Help me to solve the following Partial differential equation:
$\frac{\partial u}{\partial t}+u\frac{\partial u}{\partial x}=-ku, \;\;u(x,0)=2, \;\; k>0 \;\text{is a constant}\;\; \text{and} \;\; x \;\text{is real}$ Thanks!
Help me to solve the following Partial differential equation:
$\frac{\partial u}{\partial t}+u\frac{\partial u}{\partial x}=-ku, \;\;u(x,0)=2, \;\; k>0 \;\text{is a constant}\;\; \text{and} \;\; x \;\text{is real}$ Thanks!
Let $\gamma_y(t)$ be the curve that solves the ordinary differential equation $ \frac{\mathrm{d}}{\mathrm{d}t}\gamma_y(t) = u(t,\gamma_y(t)) $ with initial condition $ \gamma_y(0) = y$
We have that $ \frac{\mathrm{d}}{\mathrm{d}t} u(t,\gamma_y(t)) = \frac{\partial}{\partial t} u(t,\gamma_y(t)) + u(t,\gamma_y(t)) \frac{\partial}{\partial x} u(t,\gamma_y(t)) = -k u(t,\gamma_y(t)) $ from the equation.

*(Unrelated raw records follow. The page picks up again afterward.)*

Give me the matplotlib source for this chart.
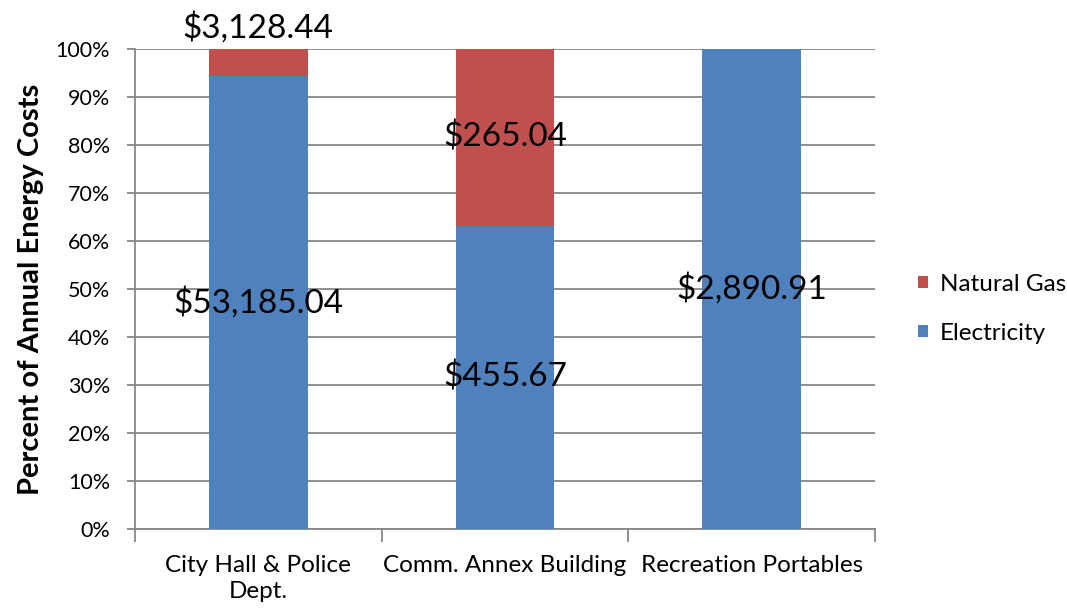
import numpy as np
import matplotlib.pyplot as plt
from matplotlib.ticker import PercentFormatter, FixedLocator

plt.rcParams['font.family'] = ['Lato', 'DejaVu Sans']

# Data (annual energy costs in dollars)
buildings = ['City Hall & Police\nDept.', 'Comm. Annex Building', 'Recreation Portables']
electricity = [53185.04, 455.67, 2890.91]
natural_gas = [3128.44, 265.04, 0.0]

elec_color = '#4F81BD'
gas_color = '#C0504D'
grid_color = '#878787'

elec = np.array(electricity)
gas = np.array(natural_gas)
total = elec + gas
elec_pct = elec / total * 100
gas_pct = gas / total * 100

fig = plt.figure(figsize=(10.67, 6.09), dpi=100)
ax = fig.add_axes([0.1265, 0.1314, 0.6935, 0.7881])

x = np.arange(len(buildings))
b_elec = ax.bar(x, elec_pct, width=0.4, color=elec_color, zorder=3)
b_gas = ax.bar(x, gas_pct, width=0.4, bottom=elec_pct, color=gas_color, zorder=3)

# data labels
for i in range(len(x)):
    ax.text(x[i], elec_pct[i] / 2, '${:,.2f}'.format(elec[i]),
            ha='center', va='center', fontsize=24, zorder=4)
    if gas[i] > 0:
        if gas_pct[i] < 10:
            ax.annotate('${:,.2f}'.format(gas[i]), (x[i], 100), xytext=(0, 4),
                        textcoords='offset points', ha='center', va='bottom',
                        fontsize=24, zorder=4, annotation_clip=False)
        else:
            ax.text(x[i], elec_pct[i] + gas_pct[i] / 2, '${:,.2f}'.format(gas[i]),
                    ha='center', va='center', fontsize=24, zorder=4)

ax.set_xlim(-0.5, len(x) - 0.5)
ax.set_ylim(0, 100)
ax.set_yticks(np.arange(0, 101, 10))
ax.yaxis.set_major_formatter(PercentFormatter(decimals=0))
ax.grid(axis='y', color=grid_color, linewidth=1.3, zorder=0)

ax.set_xticks(x)
ax.set_xticklabels(buildings, fontsize=17.5, linespacing=1.3)
ax.xaxis.set_minor_locator(FixedLocator(np.arange(-0.5, len(x), 1.0)))
ax.tick_params(axis='x', which='major', length=0, pad=19)
ax.tick_params(axis='x', which='minor', length=9, width=1.3, color=grid_color)
ax.tick_params(axis='y', length=6, width=1.3, color=grid_color, labelsize=15.5, pad=12)

for side in ['top', 'right']:
    ax.spines[side].set_visible(False)
for side in ['left', 'bottom']:
    ax.spines[side].set_color(grid_color)
    ax.spines[side].set_linewidth(1.3)

ax.set_ylabel('Percent of Annual Energy Costs', fontsize=21, fontweight='bold', labelpad=8)

fig.legend([b_gas, b_elec], ['Natural Gas', 'Electricity'], loc='center left',
           bbox_to_anchor=(0.8605, 0.4926), frameon=False, fontsize=17.5,
           handlelength=0.4, handleheight=0.4, handletextpad=0.5, labelspacing=1.15,
           borderpad=0, borderaxespad=0)

fig.savefig('out.png', dpi=100)
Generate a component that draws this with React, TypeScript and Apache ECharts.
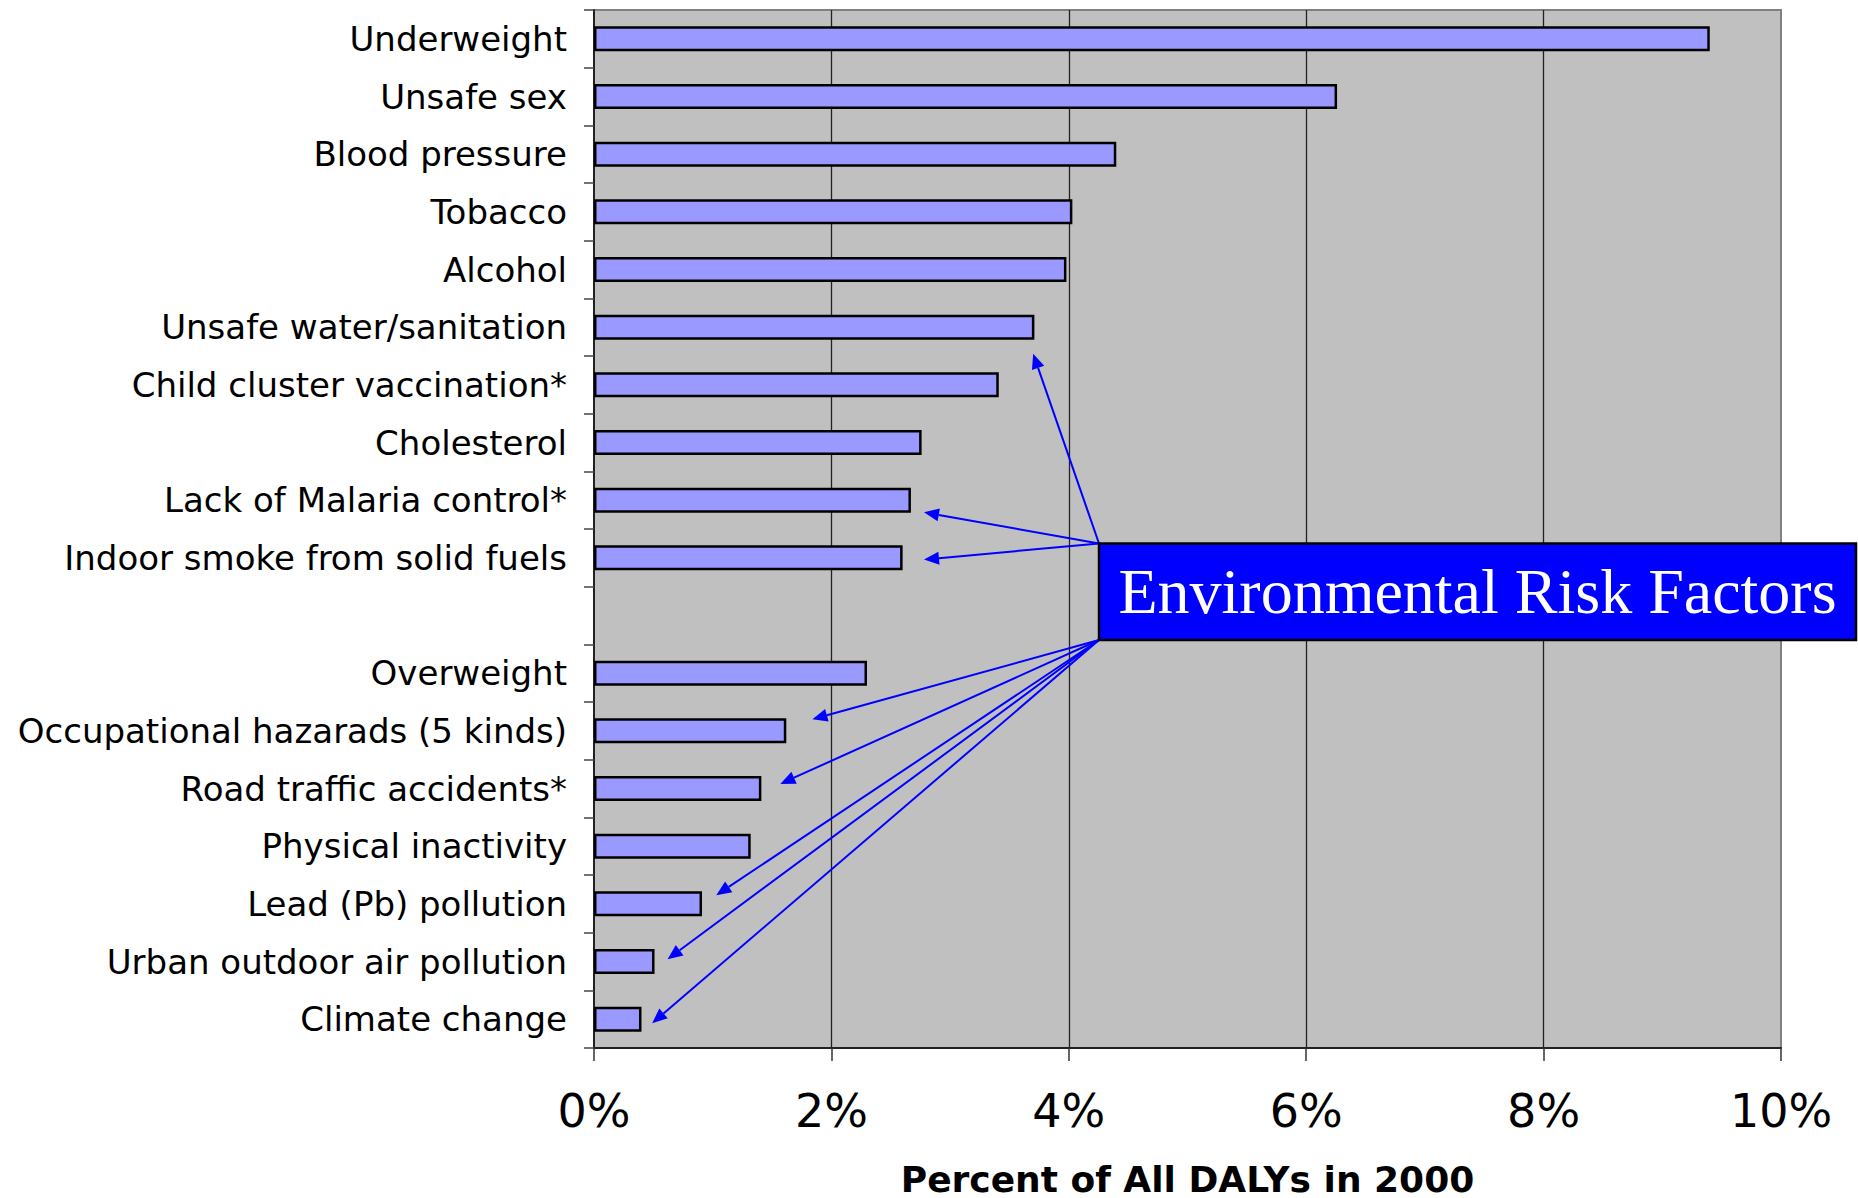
import React, { useEffect, useRef } from "react";
import * as echarts from "echarts";

// Risk factors, top to bottom; the empty entry is the spacer row between the two groups.
const categories: string[] = [
  "Underweight",
  "Unsafe sex",
  "Blood pressure",
  "Tobacco",
  "Alcohol",
  "Unsafe water/sanitation",
  "Child cluster vaccination*",
  "Cholesterol",
  "Lack of Malaria control*",
  "Indoor smoke from solid fuels",
  "",
  "Overweight",
  "Occupational hazarads (5 kinds)",
  "Road traffic accidents*",
  "Physical inactivity",
  "Lead (Pb) pollution",
  "Urban outdoor air pollution",
  "Climate change",
];

// Share of all DALYs in 2000, in percent.
const dalyPercent: (number | null)[] = [
  9.4, 6.26, 4.4, 4.03, 3.98, 3.71, 3.41, 2.76, 2.67, 2.6, null, 2.3, 1.62, 1.41, 1.32, 0.91, 0.51, 0.4,
];

const xMin = 0;
const xMax = 10;
const xStep = 2;
const xAxisTitle = "Percent of All DALYs in 2000";
const calloutText = "Environmental Risk Factors";

// Factors the callout points at.
const environmentalFactors: string[] = [
  "Unsafe water/sanitation",
  "Lack of Malaria control*",
  "Indoor smoke from solid fuels",
  "Occupational hazarads (5 kinds)",
  "Road traffic accidents*",
  "Lead (Pb) pollution",
  "Urban outdoor air pollution",
  "Climate change",
];

// Arrow tip placement: x in percent, y as an offset from the row centre in row heights,
// and which corner of the callout box the arrow leaves from.
const arrowTipX = [3.7, 2.78, 2.78, 1.84, 1.57, 1.03, 0.62, 0.49];
const arrowTipRowOffset = [0.46, 0.21, 0.03, -0.2, -0.08, -0.15, -0.04, 0.07];
const arrowFrom: ("top" | "bottom")[] = ["top", "top", "top", "bottom", "bottom", "bottom", "bottom", "bottom"];

const W = 1858;
const H = 1198;
const GRID = { left: 594, top: 10, width: 1187, height: 1038 };
const BOX = { x: 1099, y: 543.5, w: 757, h: 96.5 };
const BLUE = "#0000FF";

export default function App() {
  const ref = useRef<HTMLDivElement>(null);

  useEffect(() => {
    if (!ref.current) return;
    const chart = echarts.init(ref.current, null, { renderer: "svg", width: W, height: H });

    chart.setOption({
      animation: false,
      backgroundColor: "#FFFFFF",
      grid: {
        left: GRID.left,
        top: GRID.top,
        width: GRID.width,
        height: GRID.height,
        containLabel: false,
        outerBoundsMode: "none",
        show: true,
        backgroundColor: "#C0C0C0",
        borderColor: "#808080",
        borderWidth: 2,
      },
      xAxis: {
        type: "value",
        min: xMin,
        max: xMax,
        interval: xStep,
        name: xAxisTitle,
        nameLocation: "middle",
        nameGap: 113,
        nameTextStyle: {
          fontFamily: "DejaVu Sans",
          fontWeight: "bold",
          fontSize: 36,
          color: "#000",
        },
        axisLine: { show: true, lineStyle: { color: "#222", width: 2 } },
        axisTick: { show: true, length: 13, lineStyle: { color: "#333", width: 1.5 } },
        axisLabel: {
          formatter: "{value}%",
          fontFamily: "DejaVu Sans",
          fontSize: 46,
          color: "#000",
          margin: 40,
        },
        splitLine: {
          show: true,
          showMinLine: false,
          showMaxLine: false,
          lineStyle: { color: "#222", width: 1.3 },
        },
      },
      yAxis: {
        type: "category",
        data: categories,
        inverse: true,
        axisLine: { show: true, lineStyle: { color: "#222", width: 2 } },
        axisTick: { show: true, length: 10, interval: 0, lineStyle: { color: "#444", width: 1.5 } },
        axisLabel: {
          interval: 0,
          fontFamily: "DejaVu Sans",
          fontSize: 34,
          color: "#000",
          margin: 27,
        },
        splitLine: { show: false },
      },
      series: [
        {
          type: "bar",
          data: dalyPercent,
          barWidth: 25,
          itemStyle: { color: "#9999FF", borderColor: "#000", borderWidth: 2.5 },
        },
      ],
    });

    // Callout box with arrows pointing at the environmental factors.
    const band = GRID.height / categories.length;
    const graphics: any[] = [];
    environmentalFactors.forEach((name, i) => {
      const p = chart.convertToPixel({ gridIndex: 0 }, [arrowTipX[i], name]) as number[];
      const tx = p[0];
      const ty = p[1] + arrowTipRowOffset[i] * band;
      const sx = BOX.x;
      const sy = arrowFrom[i] === "top" ? BOX.y : BOX.y + BOX.h;
      const dx = tx - sx;
      const dy = ty - sy;
      const len = Math.sqrt(dx * dx + dy * dy);
      const ux = dx / len;
      const uy = dy / len;
      const headLen = 15;
      const headHalf = 6.5;
      const bx = tx - ux * headLen;
      const by = ty - uy * headLen;
      graphics.push({
        type: "line",
        z: 100,
        shape: { x1: sx, y1: sy, x2: bx, y2: by },
        style: { stroke: BLUE, lineWidth: 2 },
      });
      graphics.push({
        type: "polygon",
        z: 100,
        shape: {
          points: [
            [tx, ty],
            [bx - uy * headHalf, by + ux * headHalf],
            [bx + uy * headHalf, by - ux * headHalf],
          ],
        },
        style: { fill: BLUE },
      });
    });
    graphics.push({
      type: "rect",
      z: 101,
      shape: { x: BOX.x, y: BOX.y, width: BOX.w, height: BOX.h },
      style: { fill: BLUE, stroke: "#000", lineWidth: 2.5 },
    });
    graphics.push({
      type: "text",
      z: 102,
      x: BOX.x + BOX.w / 2,
      y: BOX.y + BOX.h / 2,
      style: {
        text: calloutText,
        fill: "#FFFFFF",
        fontFamily: "Liberation Serif",
        fontSize: 64,
        align: "center",
        verticalAlign: "middle",
      },
    });
    chart.setOption({ graphic: graphics });

    return () => chart.dispose();
  }, []);

  return (
    <div
      ref={ref}
      style={{ position: "absolute", left: 0, top: 0, width: W, height: H }}
    />
  );
}
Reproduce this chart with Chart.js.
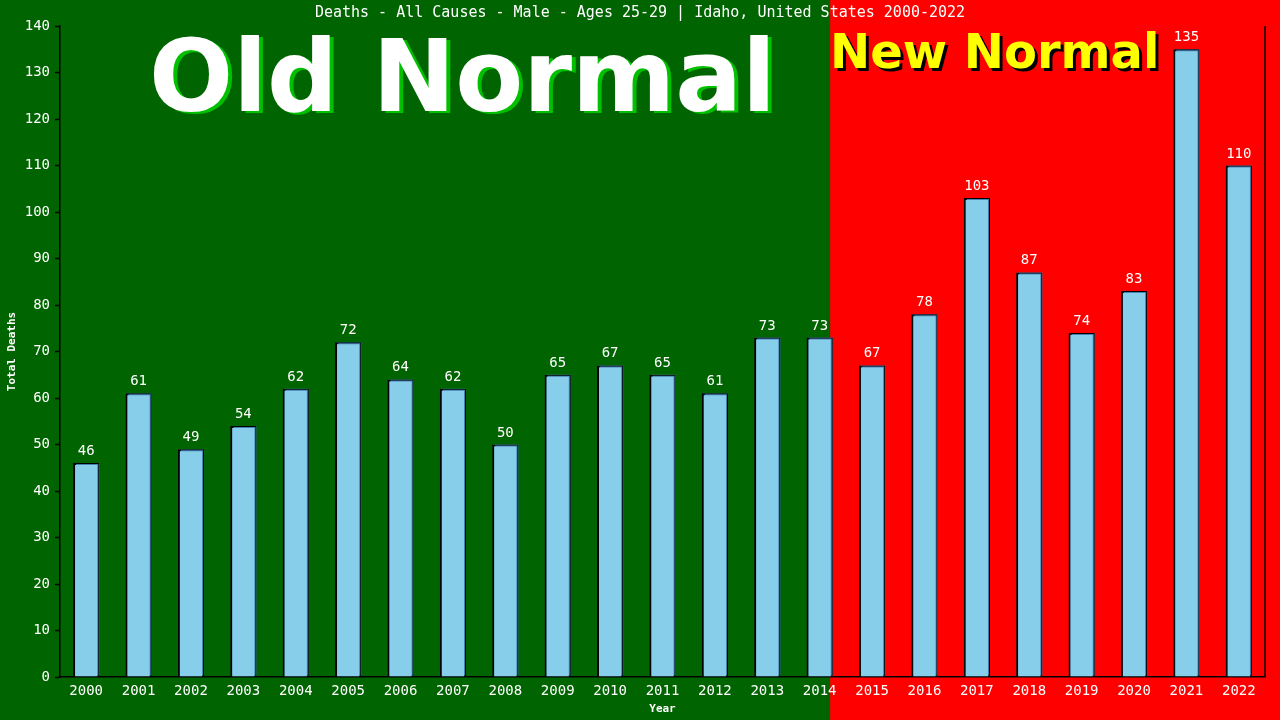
<!DOCTYPE html>
<html lang="en">
<head>
    <meta charset="UTF-8">
    <title>Deaths - All Causes - Male - Ages 25-29 | Idaho</title>
    <script src="https://cdn.jsdelivr.net/npm/chart.js"></script>
    <style>
        html, body { margin: 0; padding: 0; background: #006400; }
        #wrap { width: 1280px; height: 720px; }
    </style>
</head>
<body>
    <div id="wrap">
        <canvas id="myChart"></canvas>
    </div>
    <script>
        const years = ['2000', '2001', '2002', '2003', '2004', '2005', '2006', '2007', '2008', '2009', '2010', '2011',
            '2012', '2013', '2014', '2015', '2016', '2017', '2018', '2019', '2020', '2021', '2022'];
        const deaths = [46, 61, 49, 54, 62, 72, 64, 62, 50, 65, 67, 65, 61, 73, 73, 67, 78, 103, 87, 74, 83, 135, 110];
        const titleText = 'Deaths - All Causes - Male - Ages 25-29 | Idaho, United States 2000-2022';
        const yMin = 0, yMax = 140, yStep = 10;

        const mono = 'DejaVu Sans Mono';
        Chart.defaults.font.family = mono;
        Chart.defaults.color = '#ffffff';

        // green/red background + headline texts
        const backdrop = {
            id: 'backdrop',
            beforeDraw(chart) {
                const { ctx, width, height } = chart;
                const split = chart.scales.x.getPixelForValue(14.2);
                ctx.save();
                ctx.fillStyle = '#006400';
                ctx.fillRect(0, 0, width, height);
                ctx.fillStyle = '#ff0000';
                ctx.fillRect(split, 0, width - split, height);

                ctx.textAlign = 'center';
                ctx.textBaseline = 'middle';
                ctx.font = '15px ' + mono;
                ctx.fillStyle = '#ffffff';
                ctx.fillText(titleText, 640, 13);

                ctx.textAlign = 'left';
                ctx.textBaseline = 'alphabetic';
                ctx.font = 'bold 99px "DejaVu Sans"';
                ctx.fillStyle = '#00c000';
                ctx.fillText('Old Normal', 153, 113);
                ctx.fillStyle = '#ffffff';
                ctx.fillText('Old Normal', 149, 111);

                ctx.font = 'bold 48px "DejaVu Sans"';
                ctx.fillStyle = '#000000';
                ctx.fillText('New Normal', 833, 71);
                ctx.fillStyle = '#ffff00';
                ctx.fillText('New Normal', 830, 68);
                ctx.restore();
            }
        };

        // thin steel-blue edge behind each bar
        const barEdge = {
            id: 'barEdge',
            beforeDatasetDraw(chart) {
                const ctx = chart.ctx;
                ctx.save();
                ctx.shadowColor = '#4682b4';
                ctx.shadowBlur = 0;
                ctx.shadowOffsetX = 1;
                ctx.shadowOffsetY = -1;
            },
            afterDatasetDraw(chart) {
                chart.ctx.restore();
            }
        };

        const valueLabels = {
            id: 'valueLabels',
            afterDatasetsDraw(chart) {
                const { ctx } = chart;
                const meta = chart.getDatasetMeta(0);
                ctx.save();
                ctx.font = '14px ' + mono;
                ctx.fillStyle = '#ffffff';
                ctx.textAlign = 'center';
                ctx.textBaseline = 'alphabetic';
                meta.data.forEach((bar, i) => {
                    ctx.fillText(deaths[i], bar.x, bar.y - 8);
                });
                ctx.restore();
            },
            afterDraw(chart) {
                const { ctx, chartArea } = chart;
                ctx.save();
                ctx.strokeStyle = '#000000';
                ctx.lineWidth = 1.5;
                ctx.beginPath();
                ctx.moveTo(chartArea.right, chartArea.top);
                ctx.lineTo(chartArea.right, chartArea.bottom);
                ctx.stroke();
                ctx.restore();
            }
        };

        new Chart(document.getElementById('myChart'), {
            type: 'bar',
            data: {
                labels: years,
                datasets: [{
                    data: deaths,
                    backgroundColor: '#87ceeb',
                    borderColor: '#000000',
                    borderWidth: 2,
                    categoryPercentage: 1,
                    barPercentage: 0.5
                }]
            },
            options: {
                responsive: true,
                maintainAspectRatio: false,
                animation: false,
                layout: { padding: { top: 26, right: 15, left: 0, bottom: 0 } },
                plugins: {
                    legend: { display: false },
                    title: { display: false },
                    tooltip: { enabled: false }
                },
                scales: {
                    x: {
                        afterFit(scale) { scale.height = 43; },
                        grid: { display: false, tickLength: 0 },
                        border: { color: '#000000', width: 1.5 },
                        ticks: { color: '#ffffff', font: { size: 14 }, padding: 6, maxRotation: 0 },
                        title: {
                            display: true,
                            text: 'Year',
                            color: '#ffffff',
                            font: { size: 11, weight: 'bold' },
                            padding: { top: 0, bottom: 4 }
                        }
                    },
                    y: {
                        min: yMin,
                        max: yMax,
                        afterFit(scale) { scale.width = 60; },
                        grid: { drawOnChartArea: false, color: '#000000', tickLength: 5, tickWidth: 1.5 },
                        border: { color: '#000000', width: 1.5 },
                        ticks: { stepSize: yStep, color: '#ffffff', font: { size: 14 }, padding: 5 },
                        title: {
                            display: true,
                            text: 'Total Deaths',
                            color: '#ffffff',
                            font: { size: 11, weight: 'bold' },
                            padding: { top: 6, bottom: 0 }
                        }
                    }
                }
            },
            plugins: [backdrop, barEdge, valueLabels]
        });
    </script>
</body>
</html>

So this means that
$ u(t,\gamma_y(t)) = u(0,\gamma_y(0)) e^{-k t} $
Plug this back into the equation for $\gamma$ we have
$ \frac{\mathrm{d}}{\mathrm{d}t} \gamma_y(t) = u(0,\gamma_y(0)) e^{-kt} = u(0,y) e^{-k t} $
so that
$ \gamma_y(t) = \gamma_y(0) - \frac{1}{k} u(0,y) e^{-k t} = y - \frac{1}{k} u(0,y) e^{-k t}$
So given a point $(t,x)$ we first solve for $y$ using the equation $ x = y - \frac{1}{k} u(0,y) e^{-k t} $ then we apply the equation that $ u(t,x) = u(t,\gamma_y(t)) = u(0,y) e^{-k t} $
For our specific case, using that $u(0,y) = 2$ by assumption, we have that $ x = y - \frac{2}{k} e^{-kt}$ or that $ y = x + \frac{2}{k} e^{-kt}$
Then we have that $ u(t,x) = u(t,\gamma_y(t)) = u(0,y)e^{-kt} = 2 e^{-kt} $
Remark: note that by the symmetry of the equation, given that the initial data does not depend on $x$, the solution also does not depend on $x$. So your PDE actually can be reduced to the ODE $\frac{\mathrm{d}}{\mathrm{d}t} u = - k u$ and the solution read off accordingly. But since you mentioned "method of characteristics" in the question title, I showed you how to solve the problem for any initial condition using said method.